On one hand, Humphrey said, Tauzer was a hard-working prosecutor trusted by Jagels to run the office. On the other, Tauzer, 57, was living with Hillis' 22-year-old son, Lance, and crossing ethical lines to keep the young drug addict out of jail.
"Chris is going to get the best possible defense," Humphrey said. "If in the process powerful people are embarrassed, so be it. If it requires delving into secrets people don't want out, so be it."
Tauzer, who friends say was gay, let Lance Hillis stay at his house and gave him money, a credit card and a clerking job in the district attorney's office.
Although Christopher Hillis hoped his son would get a stiff jail sentence that might help break his addiction, Tauzer kept placing Lance in drug treatment programs, including one in El Dorado County. That is where Lance was killed in a car crash in early August, five weeks before Tauzer's death.

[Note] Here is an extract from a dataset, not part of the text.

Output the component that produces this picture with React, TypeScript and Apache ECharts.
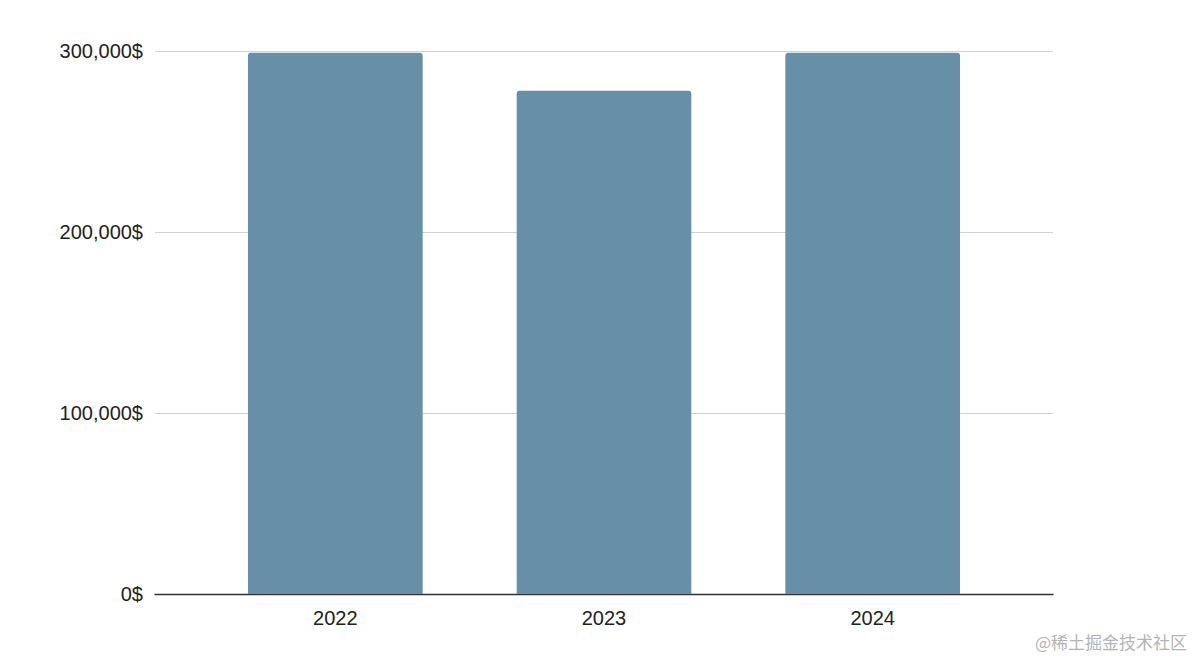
import React, { useEffect, useRef } from "react";
import * as echarts from "echarts";

const categories = ["2022", "2023", "2024"];
const revenue = [299000, 278000, 299000];
const yTicks = [0, 100000, 200000, 300000];

export default function App() {
  const ref = useRef<HTMLDivElement>(null);
  useEffect(() => {
    document.body.style.margin = "0";
    const chart = echarts.init(ref.current!, null, { renderer: "svg" });
    const yMin = yTicks[0];
    const yMax = yTicks[yTicks.length - 1];
    const yInt = yTicks[1] - yTicks[0];
    chart.setOption({
      animation: false,
      backgroundColor: "#ffffff",
      grid: [
        { left: 155, right: 142, top: 51, bottom: 67, containLabel: false },
        { left: 201, right: 188, top: 51, bottom: 67, containLabel: false },
      ],
      xAxis: [
        {
          gridIndex: 0,
          type: "category",
          data: [""],
          axisLine: { show: true, lineStyle: { color: "#333333", width: 1.3 } },
          axisTick: { show: false },
          axisLabel: { show: false },
        },
        {
          gridIndex: 1,
          type: "category",
          data: categories,
          axisLine: { show: false },
          axisTick: { show: false },
          axisLabel: {
            color: "#222222",
            fontFamily: "Liberation Sans, Arial, sans-serif",
            fontSize: 20,
            margin: 14,
          },
        },
      ],
      yAxis: [
        {
          gridIndex: 0,
          type: "value",
          min: yMin,
          max: yMax,
          interval: yInt,
          axisLine: { show: false },
          axisTick: { show: false },
          splitLine: { lineStyle: { color: "#cfd3d6", width: 1.2 } },
          axisLabel: {
            color: "#222222",
            fontFamily: "Liberation Sans, Arial, sans-serif",
            fontSize: 20,
            margin: 12,
            formatter: (v: number) => v.toLocaleString("en-US") + "$",
          },
        },
        {
          gridIndex: 1,
          type: "value",
          min: yMin,
          max: yMax,
          interval: yInt,
          show: false,
          splitLine: { show: false },
        },
      ],
      series: [
        {
          type: "bar",
          xAxisIndex: 1,
          yAxisIndex: 1,
          data: revenue,
          barWidth: "65%",
          itemStyle: { color: "#678fa7", borderRadius: [3, 3, 0, 0] },
        },
      ],
      graphic: [
        {
          type: "text",
          right: 8,
          top: 633,
          style: {
            text: "@稀土掘金技术社区",
            fill: "#b4b4b4",
            fontSize: 17,
            fontFamily: "Noto Sans CJK SC, sans-serif",
          },
        },
      ],
    });
    return () => chart.dispose();
  }, []);
  return (
    <div
      ref={ref}
      style={{ position: "absolute", left: 0, top: 0, width: 1195, height: 661 }}
    />
  );
}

Humphrey said he is considering a defense that centers on the notion that Christopher Hillis and Tauzer were engaged in a tug of war over Lance. If Tauzer used his position -- and the threat of jail -- to pressure Lance into a gay relationship, it could have fueled the father's rage.
"If a parent discovers that his child is being taken advantage of in a predatory homosexual relationship, that parent would naturally be enraged," Humphrey said.
Humphrey is also looking into the possibility that Tauzer may have been killed by someone he knew only briefly. He says the murder bears a "striking resemblance" to past cases involving prominent Bakersfield men who were living secret gay lives and were killed by young hustlers.
One such case that went to trial, the 1981 murder of county administrator Edwin Buck, included testimony alleging that Buck and a Kern County political consultant were having sex with teenage boys who lived in a group home.
If Humphrey wants to turn Hillis' defense into a referendum on the district attorney's office, he could raise questions about a number of public controversies over the years.
Jagels' office was criticized by the state attorney general for the way it handled ritual child-abuse prosecutions in the 1980s. Those were some of the earliest cases in the wave of investigations that swept the nation -- such as the McMartin Pre-School case in Los Angeles -- that some legal experts compared to the Salem witch trials. Most of those convicted in Kern County were later freed due to prosecutorial errors or misconduct.
The office was also taken to task in the book, "Mean Justice," which accused prosecutors of a pattern of questionable conduct in their zeal to send people to prison.
"How many D.A.'s offices in the country have best-selling books written about them?" said attorney Lorenz. "When the appellate courts keep issuing reversals and rebuking the D.A.'s office for hiding evidence, these are serious problems."
In the days after his top deputy's murder, Jagels said he didn't see anything wrong with Tauzer's intervention on behalf of Lance Hillis. But he has repeatedly declined to comment since and has instructed prosecutors in his office to keep silent as well.
Jagels referred a call for this story to the office of state Atty. Gen. Bill Lockyer, which will be prosecuting the case to avoid any appearance of a conflict of interest, since both Hillis and Tauzer were employed by the district attorney.